Shot early in February by hotel guest Toby Clarkson
Last September we went to the Maya city of Caracol for the Fall Equinox celebration that was being preformed by a Maya Itza Leader from Peten Guatemala. It was a very special event that we were extremely fortunate to witness and document on film. Hopefully the Belize Film Festival will accept the picture so we have an excuse to visit Belize City for the party.
The Maya leaders told us we must stay up all night if we were to experience the ritual the proper way. Pretty plainly this was the most trying part of the trip because we were not planning on staying up, but camping and waking up before dawn for the fire ceremony. Special thanks to the park ranger Mike for sharing his coffee and making it possible.
Also we would like to thank John Chuc of Kin Winik Tours, Dr. Jamie Awe from Belize Archaeology, Maria Garcia from San Antonio Village, and especially the Marimba players from Succotz who got up at 3:30am to start jamming until the ceremony was finished after sunrise and the fire was out. Finally our condolences to the family and friends of Don Beto Cocom who was supposed to be there holding hands with us.

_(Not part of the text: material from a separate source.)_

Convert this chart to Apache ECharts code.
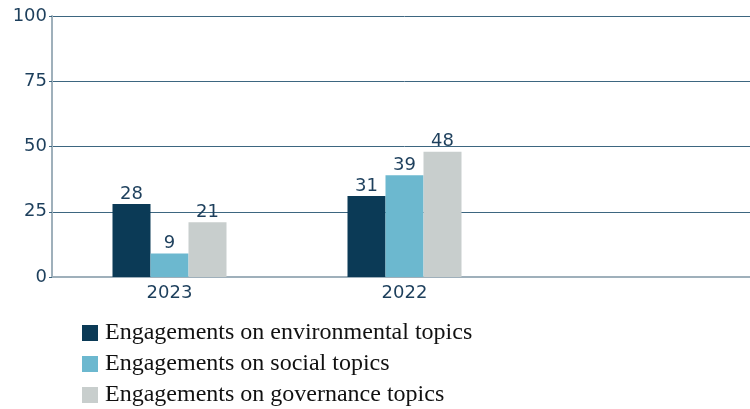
<!DOCTYPE html>
<html><head><meta charset="utf-8">
<script src="https://cdn.jsdelivr.net/npm/echarts@6/dist/echarts.min.js"></script>
<style>html,body{margin:0;padding:0;background:#fff;overflow:hidden}#c{width:762px;height:409px}</style>
</head><body><div id="c"></div>
<script>
const categories = ['2023', '2022', ''];
const environmental = [28, 31, null];
const social = [9, 39, null];
const governance = [21, 48, null];
const seriesNames = ['Engagements on environmental topics', 'Engagements on social topics', 'Engagements on governance topics'];
const yTicks = { min: 0, max: 100, interval: 25 };

const txt = '#1d3f5c';
const colors = ['#0b3a56', '#6cb8cf', '#c8cecd'];
const chart = echarts.init(document.getElementById('c'), null, { renderer: 'canvas' });
const mk = (name, data, i) => ({
  name, type: 'bar', data, barWidth: 38, barGap: '0%',
  itemStyle: { color: colors[i] },
  label: { show: true, position: 'top', distance: 1, color: txt, fontFamily: 'DejaVu Sans', fontSize: 18 }
});
chart.setOption({
  animation: false,
  grid: { left: 52, top: 16, width: 705, height: 261, containLabel: false },
  xAxis: {
    type: 'category', data: categories, boundaryGap: true,
    axisLine: { lineStyle: { color: '#9fb0bb', width: 2 } },
    axisTick: { alignWithLabel: true, length: 4, lineStyle: { color: '#9fb0bb' } },
    axisLabel: { color: txt, fontFamily: 'DejaVu Sans', fontSize: 18, margin: 7 }
  },
  yAxis: {
    type: 'value', min: yTicks.min, max: yTicks.max, interval: yTicks.interval,
    axisLine: { show: true, lineStyle: { color: '#9fb0bb', width: 2 } },
    axisTick: { show: true, length: 3, lineStyle: { color: '#3d6680' } },
    axisLabel: { color: txt, fontFamily: 'DejaVu Sans', fontSize: 18, margin: 5 },
    splitLine: { lineStyle: { color: '#3d6680', width: 1 } }
  },
  legend: {
    orient: 'vertical', left: 82, top: 321, padding: 0, itemWidth: 16, itemHeight: 16, itemGap: 7,
    icon: 'rect',
    textStyle: { color: '#111', fontFamily: 'Liberation Serif', fontSize: 24, lineHeight: 24, padding: [0, 0, 0, 2] },
    data: seriesNames
  },
  series: [mk(seriesNames[0], environmental, 0), mk(seriesNames[1], social, 1), mk(seriesNames[2], governance, 2)]
});
</script></body></html>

Outside of the trip to Caracol, the documentary contains some interviews with our family and a bit of archaeology talk about the possible correlation between Lower Dover and the Maya city of Cahal Pech located in San Ignacio.

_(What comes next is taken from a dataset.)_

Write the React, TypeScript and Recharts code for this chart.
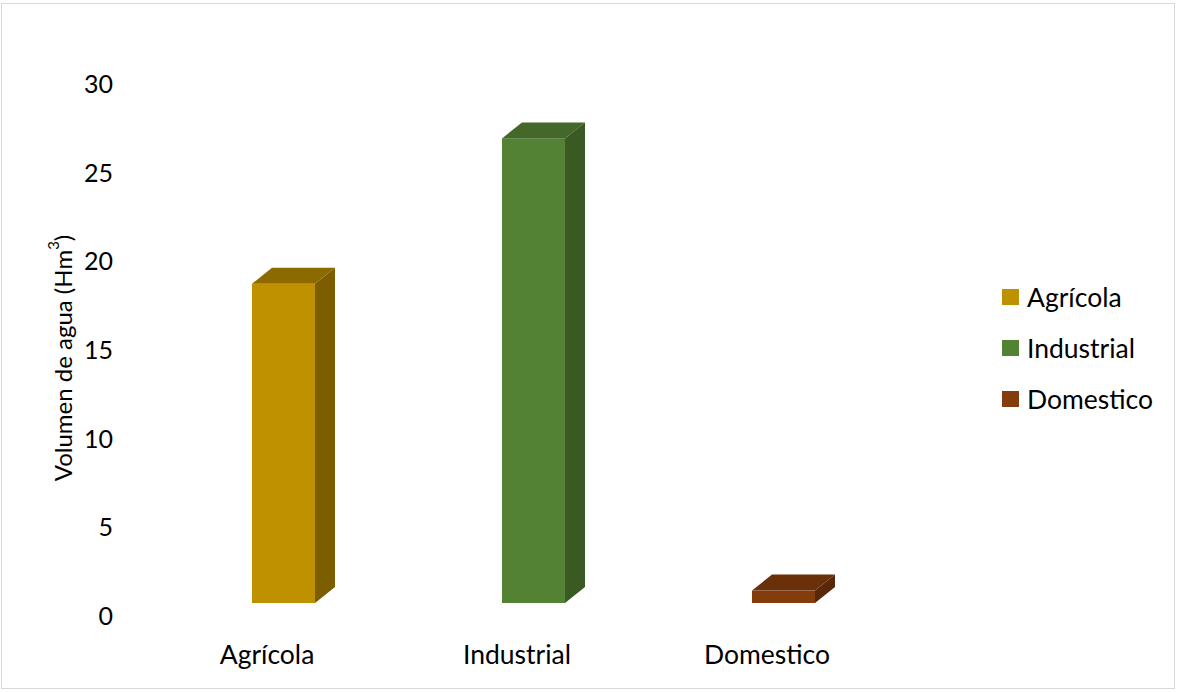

This morning the Keel Billed Toucans that live at Lower Dover Jungle Lodge in Belize decided to stop by a large Fig Tree located near the entrance to the hotel grounds. Maybe they had a message for the large male iguana also sharing the space. More likely both animals were all there to eat the ripening fruits.
Normally it is the distinct call of the toucan that alerts guests and birdwatchers that these beautiful animals are nearby. The song of the toucan sounds almost like a croaking frog if tropical birders do not know what they were listening for. When multiple birds get together in the same tree, the noise is unmistakable.
Each bird was calling and croaking like a frog. They were bobbing their heads and doing the Toucan shuffle, trying to get lucky no doubt…
Because there were so many Toucans we though it might be a great opportunity to hear the audio of the birds with some video, so we rushed for the point and shoot camera and took this quick 1 minute video of the bird calls. This is a nice reference to understand what a toucan sounds like. A top birdwatcher is an even better bird listener.
It was another great moment in birding that our guests can expect to enjoy every time they arrive at our 100 acre property. It is not guaranteed that you will see 5 toucans in a tree but if you hang around long enough, we are sure you will be happy with what you find and photograph. Here is a run down of some other birdpics we have been lucky enough to get.
Hopefully the lady toucans liked what they saw from the fancy red bird butt feathers this guy was showing off this morning.
Or maybe he was just telling his sisters to kiss mine before he flew off to the next tree!?!
It seems as if this toucan was gesturing with his wing feathers in front. Throwing up his westside gang sign?
In all seriousness it was likely some form of mating exercise which we were lucky enough to witness. One every guest can hopefully see for themselves by visiting the lovely grounds at Lower Dover located between Belmopan and San Ignacio, only 1/2 mile from the Western Highway.
Remember what happened this time last year? We think these toucans might be considering having babies in the Bullet Tree on the Medicinal Plant trail. These baby bird photos below were taken in late May 2012 so only time will tell!
Yesterday we were doing a little afternoon bird watching near the cabanas at Lower Dover Belize Jungle Lodge. The birding was excellent near the Horseballs Tree that was bearing ripe fruits. Horseballs is also known as Grandpa’s balls by some locally. Imaginations are creative here in Central America.
At first we spotted this Red Crowned or perhaps Red Throated Ant-Tanager. Birds of Belize claims the Red-Crowned Ant Tanager is rare or absent in the lowlands, but based on the photos we believe this is what we saw.
Both the male and female version of the tropical birds were seen eating the inner orange fruit. The female seemed to be the lighter version of the Ant Tanagers. Birds of Belize claims that both birds are best identified in direct comparison. To the best of our knowledge these were only one bird species.
That was until the Golden Fronted Woodpecker decided to stop by and enjoy the fresh fruit feast.
Lower Dover Jungle Lodge in Belize has an excellent Medicinal Plant Trail along Little Barton Creek. Each of our clearly identified mature plants, trees, and vines of the Maya has large signs that these birds contently landed on for a photograph.
Then we hit the bird trifecta when a Toucan stopped overhead and made sure his photo made the web this week.
The Maya used this medicinal tree for removing the larvae of botfly. When the outside of the fruit is punctured a very strong latex substance is secreted. This latex is used to suffocate the botfly and allow for easy removal.
As you can see it is also a one of the many mature trees we have to attract bright tropical birds in close for a great photos. The large trees make birding at Lower Dover much easier, and the jungle hike on the Maya Plant Trail more memorable.